__Data extract__:

↓

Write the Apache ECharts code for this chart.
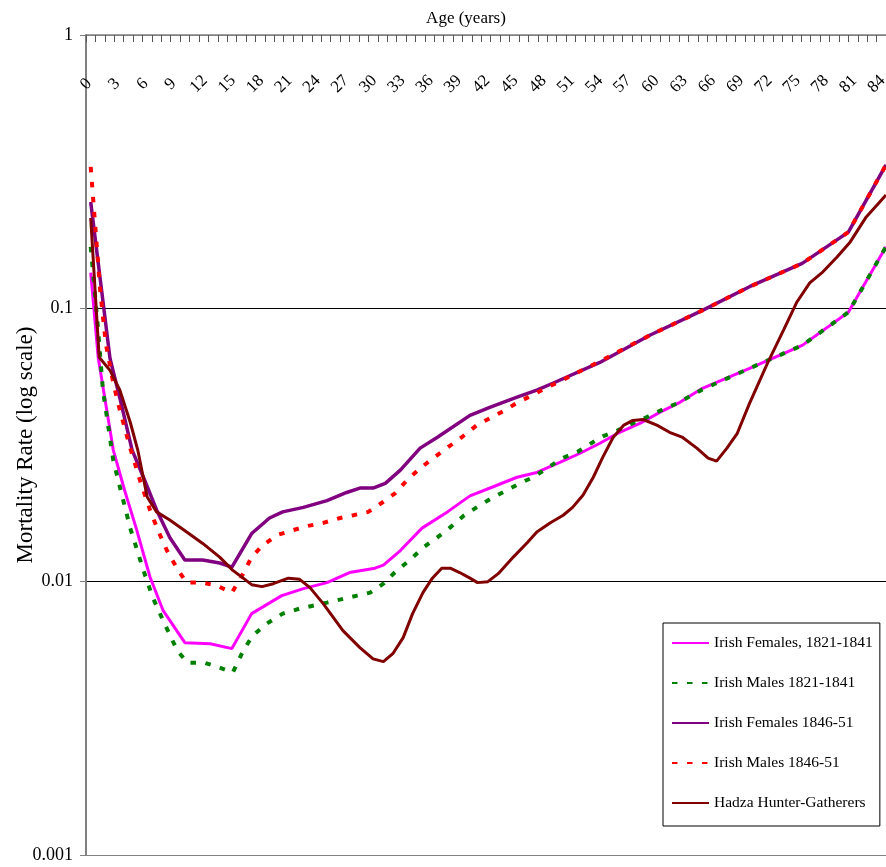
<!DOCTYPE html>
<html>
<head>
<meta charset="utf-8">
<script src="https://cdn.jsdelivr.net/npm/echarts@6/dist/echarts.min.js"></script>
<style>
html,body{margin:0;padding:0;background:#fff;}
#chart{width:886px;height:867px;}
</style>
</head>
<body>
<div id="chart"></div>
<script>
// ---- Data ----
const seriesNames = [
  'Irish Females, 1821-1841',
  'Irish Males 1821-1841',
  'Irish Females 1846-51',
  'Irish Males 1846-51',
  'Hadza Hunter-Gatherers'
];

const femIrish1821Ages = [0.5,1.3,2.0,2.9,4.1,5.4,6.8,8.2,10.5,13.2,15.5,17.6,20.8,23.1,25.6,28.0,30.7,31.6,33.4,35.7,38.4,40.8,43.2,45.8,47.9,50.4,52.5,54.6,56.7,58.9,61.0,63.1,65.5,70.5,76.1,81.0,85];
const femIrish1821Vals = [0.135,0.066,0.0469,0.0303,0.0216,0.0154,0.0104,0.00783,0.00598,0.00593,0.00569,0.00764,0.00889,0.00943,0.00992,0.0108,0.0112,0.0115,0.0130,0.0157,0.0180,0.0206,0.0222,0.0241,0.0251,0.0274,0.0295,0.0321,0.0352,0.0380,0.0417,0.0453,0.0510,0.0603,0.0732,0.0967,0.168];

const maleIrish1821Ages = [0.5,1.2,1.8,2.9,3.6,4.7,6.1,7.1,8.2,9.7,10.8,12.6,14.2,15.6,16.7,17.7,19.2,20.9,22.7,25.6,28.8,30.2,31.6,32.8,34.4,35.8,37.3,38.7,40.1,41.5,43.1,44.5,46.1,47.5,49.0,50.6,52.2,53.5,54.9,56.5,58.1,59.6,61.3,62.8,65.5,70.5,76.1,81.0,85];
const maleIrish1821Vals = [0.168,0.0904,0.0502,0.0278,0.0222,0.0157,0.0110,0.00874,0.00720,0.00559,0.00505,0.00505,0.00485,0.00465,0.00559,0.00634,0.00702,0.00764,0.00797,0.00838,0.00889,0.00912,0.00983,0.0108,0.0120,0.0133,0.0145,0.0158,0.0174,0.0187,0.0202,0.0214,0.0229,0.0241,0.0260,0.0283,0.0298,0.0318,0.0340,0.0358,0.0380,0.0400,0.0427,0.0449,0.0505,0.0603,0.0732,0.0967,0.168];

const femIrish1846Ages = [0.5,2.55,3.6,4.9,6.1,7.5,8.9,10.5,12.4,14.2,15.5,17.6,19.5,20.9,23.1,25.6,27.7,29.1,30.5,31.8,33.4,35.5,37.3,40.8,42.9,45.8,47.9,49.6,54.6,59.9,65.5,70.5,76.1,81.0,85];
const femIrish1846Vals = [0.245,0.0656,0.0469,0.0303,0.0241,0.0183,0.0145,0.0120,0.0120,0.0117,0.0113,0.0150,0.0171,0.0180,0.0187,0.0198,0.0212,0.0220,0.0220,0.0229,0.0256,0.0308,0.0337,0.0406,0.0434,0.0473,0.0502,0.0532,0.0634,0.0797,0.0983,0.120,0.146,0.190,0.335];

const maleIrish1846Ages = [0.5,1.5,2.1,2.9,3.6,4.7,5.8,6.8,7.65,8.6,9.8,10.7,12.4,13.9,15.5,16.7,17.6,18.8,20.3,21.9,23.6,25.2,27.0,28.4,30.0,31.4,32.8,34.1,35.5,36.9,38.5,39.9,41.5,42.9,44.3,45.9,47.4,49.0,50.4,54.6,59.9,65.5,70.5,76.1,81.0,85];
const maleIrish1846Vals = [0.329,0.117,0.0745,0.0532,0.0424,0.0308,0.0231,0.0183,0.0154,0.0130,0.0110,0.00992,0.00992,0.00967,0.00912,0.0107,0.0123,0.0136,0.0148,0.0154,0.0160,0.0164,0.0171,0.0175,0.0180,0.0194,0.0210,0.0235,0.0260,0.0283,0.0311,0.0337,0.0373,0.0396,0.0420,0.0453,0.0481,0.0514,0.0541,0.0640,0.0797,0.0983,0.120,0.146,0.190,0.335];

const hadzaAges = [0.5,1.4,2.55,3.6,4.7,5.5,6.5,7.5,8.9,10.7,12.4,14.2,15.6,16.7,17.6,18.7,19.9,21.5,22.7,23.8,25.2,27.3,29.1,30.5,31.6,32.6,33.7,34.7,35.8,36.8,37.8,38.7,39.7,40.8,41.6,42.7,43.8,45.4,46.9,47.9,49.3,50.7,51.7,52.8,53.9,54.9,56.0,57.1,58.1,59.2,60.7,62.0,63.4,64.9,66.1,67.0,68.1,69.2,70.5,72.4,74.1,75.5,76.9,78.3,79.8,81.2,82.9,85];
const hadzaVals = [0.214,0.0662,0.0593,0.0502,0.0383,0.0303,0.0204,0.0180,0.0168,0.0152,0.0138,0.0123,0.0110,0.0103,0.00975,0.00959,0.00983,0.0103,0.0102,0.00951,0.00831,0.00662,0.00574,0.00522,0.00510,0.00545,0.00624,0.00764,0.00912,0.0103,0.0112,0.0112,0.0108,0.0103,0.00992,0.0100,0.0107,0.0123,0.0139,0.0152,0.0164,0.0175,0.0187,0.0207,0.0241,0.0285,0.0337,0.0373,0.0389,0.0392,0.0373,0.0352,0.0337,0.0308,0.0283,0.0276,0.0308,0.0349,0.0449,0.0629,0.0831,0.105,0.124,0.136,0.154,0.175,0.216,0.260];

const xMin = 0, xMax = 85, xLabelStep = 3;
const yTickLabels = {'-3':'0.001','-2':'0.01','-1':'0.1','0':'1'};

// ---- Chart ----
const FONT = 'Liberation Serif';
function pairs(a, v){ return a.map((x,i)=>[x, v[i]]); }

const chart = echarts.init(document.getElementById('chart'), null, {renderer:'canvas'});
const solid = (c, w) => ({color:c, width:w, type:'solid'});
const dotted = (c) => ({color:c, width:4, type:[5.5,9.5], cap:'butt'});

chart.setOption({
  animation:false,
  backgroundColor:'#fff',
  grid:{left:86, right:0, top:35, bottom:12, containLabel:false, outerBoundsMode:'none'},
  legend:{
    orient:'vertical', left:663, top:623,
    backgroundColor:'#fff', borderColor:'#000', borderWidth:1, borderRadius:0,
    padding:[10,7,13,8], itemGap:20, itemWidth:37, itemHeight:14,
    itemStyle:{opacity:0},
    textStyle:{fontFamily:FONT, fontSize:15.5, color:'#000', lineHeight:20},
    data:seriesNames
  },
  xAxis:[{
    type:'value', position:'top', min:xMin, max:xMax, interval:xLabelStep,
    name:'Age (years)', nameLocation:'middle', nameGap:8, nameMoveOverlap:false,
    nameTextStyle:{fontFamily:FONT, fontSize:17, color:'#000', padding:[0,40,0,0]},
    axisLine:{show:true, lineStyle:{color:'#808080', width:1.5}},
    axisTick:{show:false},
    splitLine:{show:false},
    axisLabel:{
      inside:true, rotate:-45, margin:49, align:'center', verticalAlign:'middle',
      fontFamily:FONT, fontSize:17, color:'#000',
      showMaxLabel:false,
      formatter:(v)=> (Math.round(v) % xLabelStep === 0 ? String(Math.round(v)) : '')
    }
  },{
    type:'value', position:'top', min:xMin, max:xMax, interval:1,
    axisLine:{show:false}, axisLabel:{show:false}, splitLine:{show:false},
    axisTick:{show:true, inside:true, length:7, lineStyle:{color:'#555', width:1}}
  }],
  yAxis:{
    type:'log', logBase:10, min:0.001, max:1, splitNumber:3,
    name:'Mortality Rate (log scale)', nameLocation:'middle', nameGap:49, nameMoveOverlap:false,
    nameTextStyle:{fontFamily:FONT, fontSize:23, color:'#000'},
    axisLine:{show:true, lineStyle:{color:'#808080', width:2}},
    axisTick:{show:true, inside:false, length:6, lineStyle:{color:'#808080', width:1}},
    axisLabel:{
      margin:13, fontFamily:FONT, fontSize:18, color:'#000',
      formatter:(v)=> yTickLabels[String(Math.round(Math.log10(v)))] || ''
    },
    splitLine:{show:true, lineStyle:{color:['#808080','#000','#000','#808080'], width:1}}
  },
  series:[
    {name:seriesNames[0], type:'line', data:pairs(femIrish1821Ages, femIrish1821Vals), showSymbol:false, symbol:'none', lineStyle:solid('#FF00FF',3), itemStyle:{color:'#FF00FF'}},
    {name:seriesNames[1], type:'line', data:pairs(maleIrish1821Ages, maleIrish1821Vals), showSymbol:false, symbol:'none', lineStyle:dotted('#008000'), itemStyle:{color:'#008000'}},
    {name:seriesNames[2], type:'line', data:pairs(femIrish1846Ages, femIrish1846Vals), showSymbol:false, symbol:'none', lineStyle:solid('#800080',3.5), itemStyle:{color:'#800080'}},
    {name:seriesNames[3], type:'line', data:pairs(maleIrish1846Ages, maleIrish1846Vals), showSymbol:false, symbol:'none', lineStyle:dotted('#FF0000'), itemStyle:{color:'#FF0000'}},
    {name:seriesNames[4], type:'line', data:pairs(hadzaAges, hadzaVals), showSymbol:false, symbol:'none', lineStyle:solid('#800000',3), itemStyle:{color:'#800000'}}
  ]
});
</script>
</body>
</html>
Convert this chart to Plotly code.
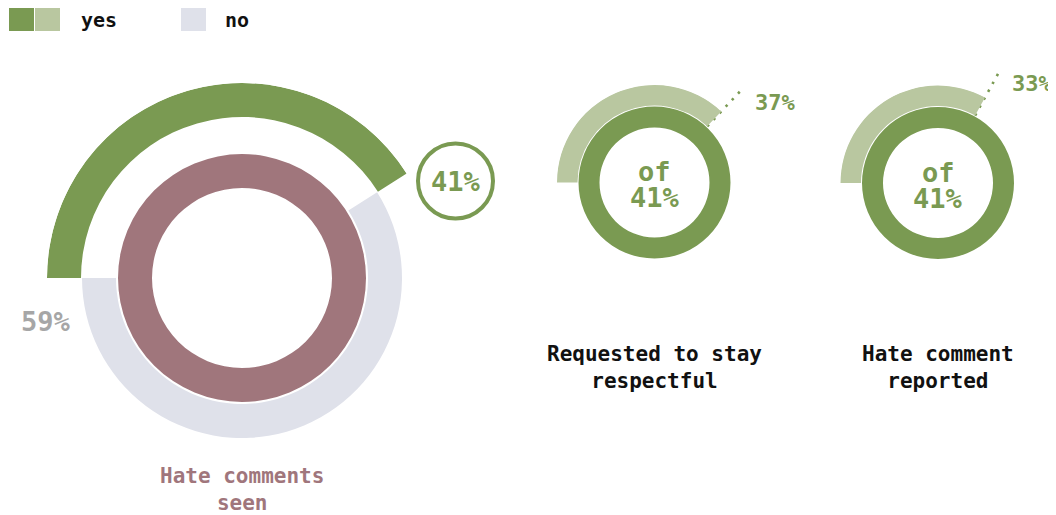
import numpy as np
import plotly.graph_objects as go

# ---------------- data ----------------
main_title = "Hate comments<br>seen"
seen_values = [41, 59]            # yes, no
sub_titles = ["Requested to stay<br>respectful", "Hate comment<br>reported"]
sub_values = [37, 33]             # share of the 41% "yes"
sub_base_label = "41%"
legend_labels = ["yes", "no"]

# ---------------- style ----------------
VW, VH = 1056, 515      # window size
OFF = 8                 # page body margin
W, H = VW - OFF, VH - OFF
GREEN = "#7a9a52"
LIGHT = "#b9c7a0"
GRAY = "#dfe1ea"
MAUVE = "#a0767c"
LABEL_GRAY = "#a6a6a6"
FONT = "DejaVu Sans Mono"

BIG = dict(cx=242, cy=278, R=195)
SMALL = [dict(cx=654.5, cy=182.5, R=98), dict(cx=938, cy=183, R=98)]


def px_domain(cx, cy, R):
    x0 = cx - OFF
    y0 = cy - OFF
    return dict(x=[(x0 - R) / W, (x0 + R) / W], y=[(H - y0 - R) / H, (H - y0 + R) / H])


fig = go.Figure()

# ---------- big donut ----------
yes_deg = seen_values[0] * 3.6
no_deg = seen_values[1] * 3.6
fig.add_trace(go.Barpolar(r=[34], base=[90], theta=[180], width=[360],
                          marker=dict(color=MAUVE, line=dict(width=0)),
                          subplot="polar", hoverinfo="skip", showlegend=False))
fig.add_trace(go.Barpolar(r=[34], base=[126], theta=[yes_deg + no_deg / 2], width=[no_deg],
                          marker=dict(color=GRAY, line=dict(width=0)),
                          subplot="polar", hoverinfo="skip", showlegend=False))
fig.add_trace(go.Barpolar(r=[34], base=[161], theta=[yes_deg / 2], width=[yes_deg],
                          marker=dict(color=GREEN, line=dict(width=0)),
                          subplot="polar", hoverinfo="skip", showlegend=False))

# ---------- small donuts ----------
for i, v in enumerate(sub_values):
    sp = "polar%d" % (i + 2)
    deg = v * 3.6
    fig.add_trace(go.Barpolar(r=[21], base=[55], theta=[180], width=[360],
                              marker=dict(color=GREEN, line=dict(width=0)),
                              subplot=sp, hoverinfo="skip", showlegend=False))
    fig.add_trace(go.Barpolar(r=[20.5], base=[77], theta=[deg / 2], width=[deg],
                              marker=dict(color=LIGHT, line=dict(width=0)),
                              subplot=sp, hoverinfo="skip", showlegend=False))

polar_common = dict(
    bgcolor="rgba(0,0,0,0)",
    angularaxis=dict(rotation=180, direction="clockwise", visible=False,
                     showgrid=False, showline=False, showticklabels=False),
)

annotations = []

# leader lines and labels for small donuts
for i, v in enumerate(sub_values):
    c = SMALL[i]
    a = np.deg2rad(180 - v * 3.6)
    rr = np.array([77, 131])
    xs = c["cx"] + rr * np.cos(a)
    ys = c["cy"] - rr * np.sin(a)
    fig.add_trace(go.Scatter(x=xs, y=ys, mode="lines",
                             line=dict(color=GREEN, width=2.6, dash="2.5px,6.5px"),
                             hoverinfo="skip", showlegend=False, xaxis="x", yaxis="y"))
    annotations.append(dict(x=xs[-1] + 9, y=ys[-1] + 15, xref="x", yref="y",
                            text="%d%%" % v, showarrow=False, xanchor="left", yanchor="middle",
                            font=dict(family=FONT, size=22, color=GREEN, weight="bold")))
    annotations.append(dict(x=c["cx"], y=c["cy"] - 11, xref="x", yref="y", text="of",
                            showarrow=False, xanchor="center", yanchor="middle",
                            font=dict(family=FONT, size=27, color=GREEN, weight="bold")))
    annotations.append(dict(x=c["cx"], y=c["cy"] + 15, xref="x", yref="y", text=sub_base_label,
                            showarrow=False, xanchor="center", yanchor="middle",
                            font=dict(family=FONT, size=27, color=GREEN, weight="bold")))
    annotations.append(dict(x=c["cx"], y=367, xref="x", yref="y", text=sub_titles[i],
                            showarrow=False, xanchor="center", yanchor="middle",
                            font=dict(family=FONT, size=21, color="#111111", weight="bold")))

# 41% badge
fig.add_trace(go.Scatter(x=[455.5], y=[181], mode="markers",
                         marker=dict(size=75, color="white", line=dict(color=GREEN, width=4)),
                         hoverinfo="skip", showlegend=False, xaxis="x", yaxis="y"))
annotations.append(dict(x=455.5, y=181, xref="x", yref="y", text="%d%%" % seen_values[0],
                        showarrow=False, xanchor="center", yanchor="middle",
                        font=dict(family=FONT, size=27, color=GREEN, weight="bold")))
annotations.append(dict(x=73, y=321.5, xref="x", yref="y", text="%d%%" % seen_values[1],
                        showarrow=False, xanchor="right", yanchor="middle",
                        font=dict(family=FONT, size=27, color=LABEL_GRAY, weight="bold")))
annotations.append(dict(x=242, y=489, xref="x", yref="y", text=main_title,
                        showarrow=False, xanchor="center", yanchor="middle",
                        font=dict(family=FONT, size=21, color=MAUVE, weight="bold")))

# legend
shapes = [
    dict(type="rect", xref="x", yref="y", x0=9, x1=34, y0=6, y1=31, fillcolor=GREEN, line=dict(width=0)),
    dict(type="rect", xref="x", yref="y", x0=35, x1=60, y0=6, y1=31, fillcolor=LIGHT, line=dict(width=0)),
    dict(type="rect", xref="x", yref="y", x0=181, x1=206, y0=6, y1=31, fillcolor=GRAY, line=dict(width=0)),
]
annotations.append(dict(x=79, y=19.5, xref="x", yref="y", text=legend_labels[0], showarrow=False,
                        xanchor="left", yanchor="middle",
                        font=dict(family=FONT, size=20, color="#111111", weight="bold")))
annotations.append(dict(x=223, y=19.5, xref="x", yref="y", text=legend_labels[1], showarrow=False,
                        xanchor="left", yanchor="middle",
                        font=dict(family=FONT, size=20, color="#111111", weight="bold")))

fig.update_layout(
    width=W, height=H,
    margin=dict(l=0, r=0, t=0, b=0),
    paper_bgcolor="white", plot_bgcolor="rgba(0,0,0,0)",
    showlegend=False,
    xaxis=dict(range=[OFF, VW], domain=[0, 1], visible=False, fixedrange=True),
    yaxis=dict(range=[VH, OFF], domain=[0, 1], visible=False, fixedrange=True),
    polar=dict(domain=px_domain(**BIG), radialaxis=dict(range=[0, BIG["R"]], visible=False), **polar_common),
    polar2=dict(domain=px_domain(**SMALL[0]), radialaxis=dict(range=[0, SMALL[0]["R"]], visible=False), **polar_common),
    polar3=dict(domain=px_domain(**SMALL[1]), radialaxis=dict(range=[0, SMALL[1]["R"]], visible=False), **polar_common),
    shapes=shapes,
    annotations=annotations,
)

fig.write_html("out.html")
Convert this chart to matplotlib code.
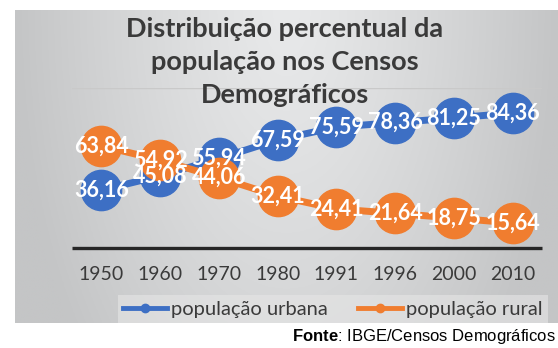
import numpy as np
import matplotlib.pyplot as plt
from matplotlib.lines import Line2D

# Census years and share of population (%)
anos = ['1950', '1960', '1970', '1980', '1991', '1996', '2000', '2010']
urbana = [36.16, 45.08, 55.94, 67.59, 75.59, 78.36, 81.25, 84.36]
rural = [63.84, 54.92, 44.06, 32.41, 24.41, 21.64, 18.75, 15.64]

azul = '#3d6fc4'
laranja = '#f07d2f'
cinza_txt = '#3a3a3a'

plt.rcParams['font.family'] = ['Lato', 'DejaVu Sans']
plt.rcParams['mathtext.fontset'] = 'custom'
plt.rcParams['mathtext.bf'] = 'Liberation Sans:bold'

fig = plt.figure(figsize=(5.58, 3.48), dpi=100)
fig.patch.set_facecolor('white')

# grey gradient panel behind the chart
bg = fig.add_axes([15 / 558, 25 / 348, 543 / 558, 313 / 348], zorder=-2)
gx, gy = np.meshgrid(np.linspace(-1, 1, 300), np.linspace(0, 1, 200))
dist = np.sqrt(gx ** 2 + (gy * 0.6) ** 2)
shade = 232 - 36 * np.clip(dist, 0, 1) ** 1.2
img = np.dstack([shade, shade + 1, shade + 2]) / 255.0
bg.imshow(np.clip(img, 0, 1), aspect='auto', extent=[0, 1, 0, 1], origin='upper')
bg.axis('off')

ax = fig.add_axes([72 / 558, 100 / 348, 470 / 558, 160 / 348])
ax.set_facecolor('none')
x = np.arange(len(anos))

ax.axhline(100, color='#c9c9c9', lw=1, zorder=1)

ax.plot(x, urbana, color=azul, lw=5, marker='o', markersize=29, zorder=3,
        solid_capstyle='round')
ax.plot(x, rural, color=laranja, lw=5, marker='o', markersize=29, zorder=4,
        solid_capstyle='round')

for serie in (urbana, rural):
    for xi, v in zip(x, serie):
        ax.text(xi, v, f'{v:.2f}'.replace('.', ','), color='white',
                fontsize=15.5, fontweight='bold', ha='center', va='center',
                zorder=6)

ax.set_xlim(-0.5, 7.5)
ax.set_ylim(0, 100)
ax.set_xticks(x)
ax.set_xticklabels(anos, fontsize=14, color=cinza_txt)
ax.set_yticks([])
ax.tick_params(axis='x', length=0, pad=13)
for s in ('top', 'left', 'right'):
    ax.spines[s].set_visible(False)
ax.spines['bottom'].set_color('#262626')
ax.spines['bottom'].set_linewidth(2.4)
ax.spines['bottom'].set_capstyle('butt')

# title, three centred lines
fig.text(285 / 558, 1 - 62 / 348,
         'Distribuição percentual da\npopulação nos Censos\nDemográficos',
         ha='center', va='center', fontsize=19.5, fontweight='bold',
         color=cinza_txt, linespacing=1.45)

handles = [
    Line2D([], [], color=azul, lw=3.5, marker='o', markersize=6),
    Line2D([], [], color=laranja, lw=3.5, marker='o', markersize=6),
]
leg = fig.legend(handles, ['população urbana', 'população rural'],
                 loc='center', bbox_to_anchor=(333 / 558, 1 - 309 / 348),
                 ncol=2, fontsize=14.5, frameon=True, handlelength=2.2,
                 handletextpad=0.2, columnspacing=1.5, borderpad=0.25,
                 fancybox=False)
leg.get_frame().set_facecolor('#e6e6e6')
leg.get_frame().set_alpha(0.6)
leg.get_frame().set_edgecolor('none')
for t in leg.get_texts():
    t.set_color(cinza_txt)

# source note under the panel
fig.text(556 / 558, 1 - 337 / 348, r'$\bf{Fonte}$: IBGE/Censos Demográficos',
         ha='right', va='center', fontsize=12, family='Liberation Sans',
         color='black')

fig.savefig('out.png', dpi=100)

↑

__Stated exercise__: The material above holds pictures; leave them out. Repeat exactly the lines from the one containing "Convert this chart to matplotlib code." through the one containing "rural = [63.84, 54.92, 44.06, 32.41, 24.41, 21.64, 18.75, 15.64]", and nothing else.

__Finished task__:
Convert this chart to matplotlib code.
import numpy as np
import matplotlib.pyplot as plt
from matplotlib.lines import Line2D

# Census years and share of population (%)
anos = ['1950', '1960', '1970', '1980', '1991', '1996', '2000', '2010']
urbana = [36.16, 45.08, 55.94, 67.59, 75.59, 78.36, 81.25, 84.36]
rural = [63.84, 54.92, 44.06, 32.41, 24.41, 21.64, 18.75, 15.64]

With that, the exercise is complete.